## begin

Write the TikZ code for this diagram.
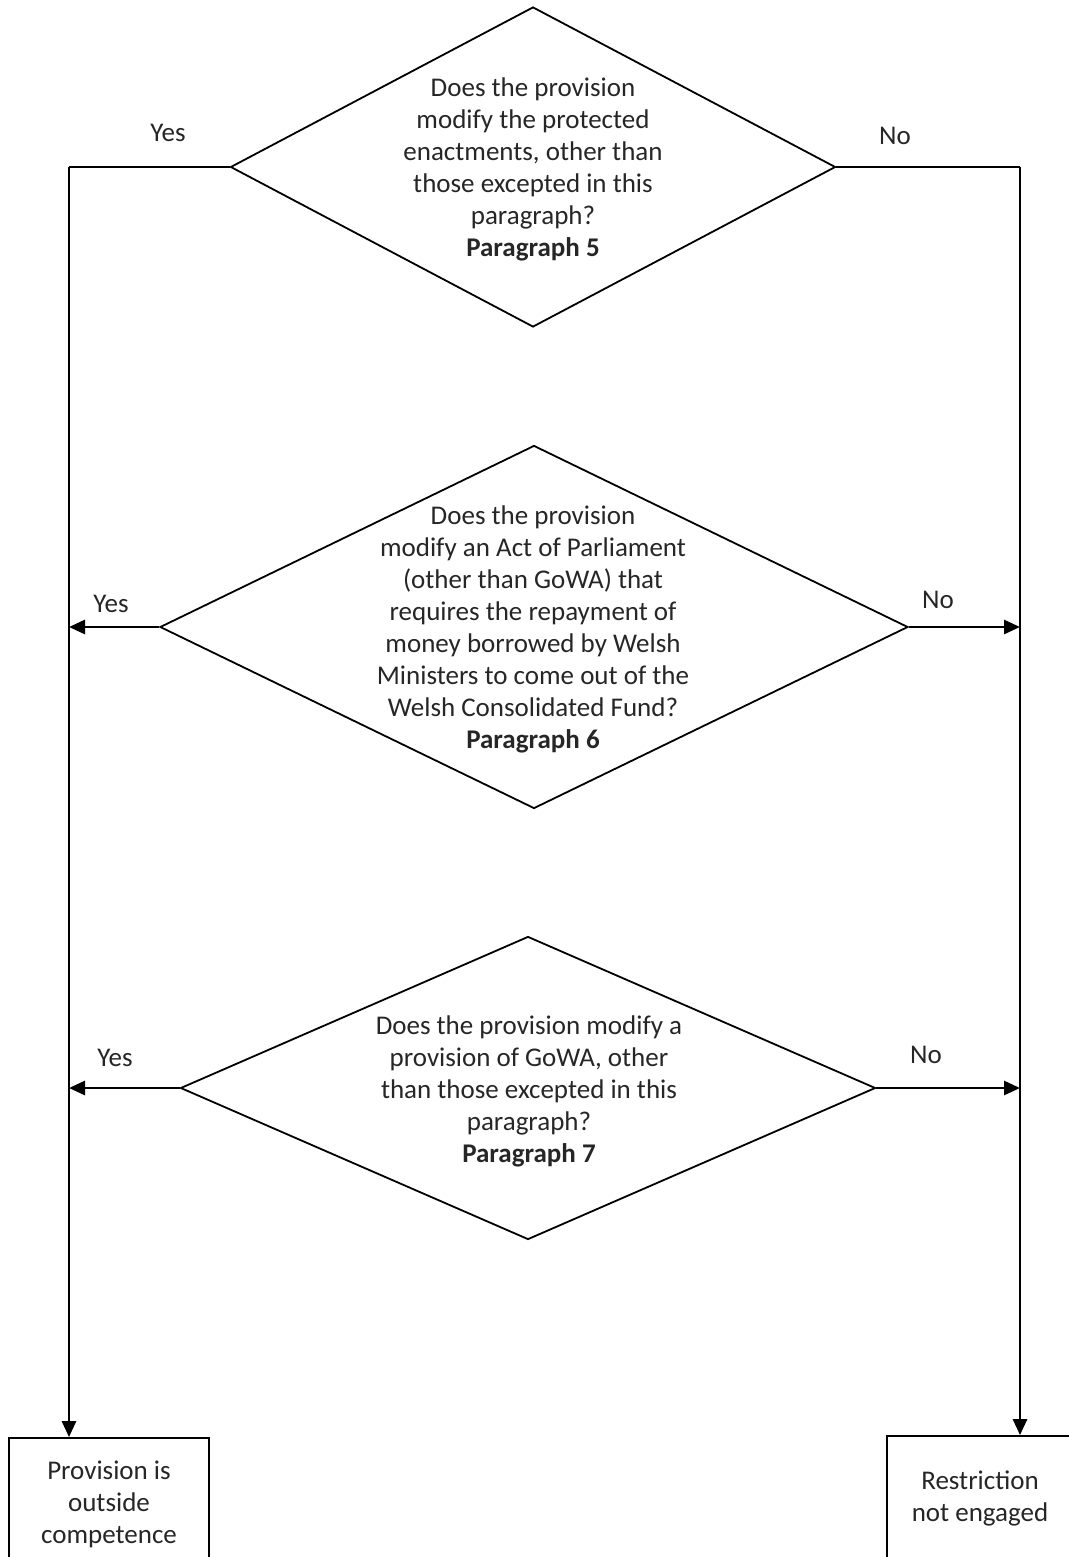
\documentclass[tikz,border=0pt]{standalone}
\usepackage{fontspec}
\setmainfont{Carlito}
\usetikzlibrary{arrows.meta,shapes.geometric,positioning}

\begin{document}
\begin{tikzpicture}[x=1pt,y=-1pt]
	\tikzset{every node/.style={font=\fontsize{27}{32}\selectfont, text=black!85},
		decision/.style={draw, diamond, line width=1.8pt, inner sep=0pt},
		endbox/.style={draw, rectangle, line width=1.8pt, align=center, inner sep=0pt},
		qtext/.style={align=center, inner sep=0pt},
		link/.style={line width=2.8pt},
		arr/.style={link, -{Triangle[length=16pt,width=14pt]}}}
	\useasboundingbox (0,0) rectangle (1068,1557);
	% questions
	\node [decision, minimum width=605pt, minimum height=320pt] (d1) at (533,167) {};
	\node [qtext] (q1) at (533,169) {Does the provision\\modify the protected\\enactments, other than\\those excepted in this\\paragraph?\\\textbf{Paragraph 5}};
	\node [decision, minimum width=748pt, minimum height=363pt] (d2) at (534,627) {};
	\node [qtext] (q2) at (533,629) {Does the provision\\modify an Act of Parliament\\(other than GoWA) that\\requires the repayment of\\money borrowed by Welsh\\Ministers to come out of the\\Welsh Consolidated Fund?\\\textbf{Paragraph 6}};
	\node [decision, minimum width=695pt, minimum height=303pt] (d3) at (528,1088) {};
	\node [qtext] (q3) at (529,1091) {Does the provision modify a\\provision of GoWA, other\\than those excepted in this\\paragraph?\\\textbf{Paragraph 7}};
	% outcomes
	\node [endbox, minimum width=200pt, minimum height=132pt] (out) at (109,1504) {Provision is\\outside\\competence};
	\node [endbox, minimum width=186pt, minimum height=124pt] (notengaged) at (980,1498) {Restriction\\not engaged};
	\coordinate (lcorner) at (69,167);
	\coordinate (rcorner) at (1020,167);
	% connectors
	\draw [link] (d1.west) -- (lcorner);
	\draw [arr] (lcorner) -- (lcorner |- out.north);
	\draw [link] (d1.east) -- (rcorner);
	\draw [arr] (rcorner) -- (rcorner |- notengaged.north);
	\draw [arr] (d2.west) -- (d2.west -| lcorner);
	\draw [arr] (d2.east) -- (d2.east -| rcorner);
	\draw [arr] (d3.west) -- (d3.west -| lcorner);
	\draw [arr] (d3.east) -- (d3.east -| rcorner);
	% labels
	\node (y1) at (168,133) {Yes};
	\node (n1) at (895,136) {No};
	\node (y2) at (111,604) {Yes};
	\node (n2) at (938,600) {No};
	\node (y3) at (115,1058) {Yes};
	\node (n3) at (926,1055) {No};
\end{tikzpicture}
\end{document}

## end

**What needs to be done**
Leave the pictures out, and print every line of the listing exactly as written.

**Exercise response**
Write the TikZ code for this diagram.
\documentclass[tikz,border=0pt]{standalone}
\usepackage{fontspec}
\setmainfont{Carlito}
\usetikzlibrary{arrows.meta,shapes.geometric,positioning}

\begin{document}
\begin{tikzpicture}[x=1pt,y=-1pt]
	\tikzset{every node/.style={font=\fontsize{27}{32}\selectfont, text=black!85},
		decision/.style={draw, diamond, line width=1.8pt, inner sep=0pt},
		endbox/.style={draw, rectangle, line width=1.8pt, align=center, inner sep=0pt},
		qtext/.style={align=center, inner sep=0pt},
		link/.style={line width=2.8pt},
		arr/.style={link, -{Triangle[length=16pt,width=14pt]}}}
	\useasboundingbox (0,0) rectangle (1068,1557);
	% questions
	\node [decision, minimum width=605pt, minimum height=320pt] (d1) at (533,167) {};
	\node [qtext] (q1) at (533,169) {Does the provision\\modify the protected\\enactments, other than\\those excepted in this\\paragraph?\\\textbf{Paragraph 5}};
	\node [decision, minimum width=748pt, minimum height=363pt] (d2) at (534,627) {};
	\node [qtext] (q2) at (533,629) {Does the provision\\modify an Act of Parliament\\(other than GoWA) that\\requires the repayment of\\money borrowed by Welsh\\Ministers to come out of the\\Welsh Consolidated Fund?\\\textbf{Paragraph 6}};
	\node [decision, minimum width=695pt, minimum height=303pt] (d3) at (528,1088) {};
	\node [qtext] (q3) at (529,1091) {Does the provision modify a\\provision of GoWA, other\\than those excepted in this\\paragraph?\\\textbf{Paragraph 7}};
	% outcomes
	\node [endbox, minimum width=200pt, minimum height=132pt] (out) at (109,1504) {Provision is\\outside\\competence};
	\node [endbox, minimum width=186pt, minimum height=124pt] (notengaged) at (980,1498) {Restriction\\not engaged};
	\coordinate (lcorner) at (69,167);
	\coordinate (rcorner) at (1020,167);
	% connectors
	\draw [link] (d1.west) -- (lcorner);
	\draw [arr] (lcorner) -- (lcorner |- out.north);
	\draw [link] (d1.east) -- (rcorner);
	\draw [arr] (rcorner) -- (rcorner |- notengaged.north);
	\draw [arr] (d2.west) -- (d2.west -| lcorner);
	\draw [arr] (d2.east) -- (d2.east -| rcorner);
	\draw [arr] (d3.west) -- (d3.west -| lcorner);
	\draw [arr] (d3.east) -- (d3.east -| rcorner);
	% labels
	\node (y1) at (168,133) {Yes};
	\node (n1) at (895,136) {No};
	\node (y2) at (111,604) {Yes};
	\node (n2) at (938,600) {No};
	\node (y3) at (115,1058) {Yes};
	\node (n3) at (926,1055) {No};
\end{tikzpicture}
\end{document}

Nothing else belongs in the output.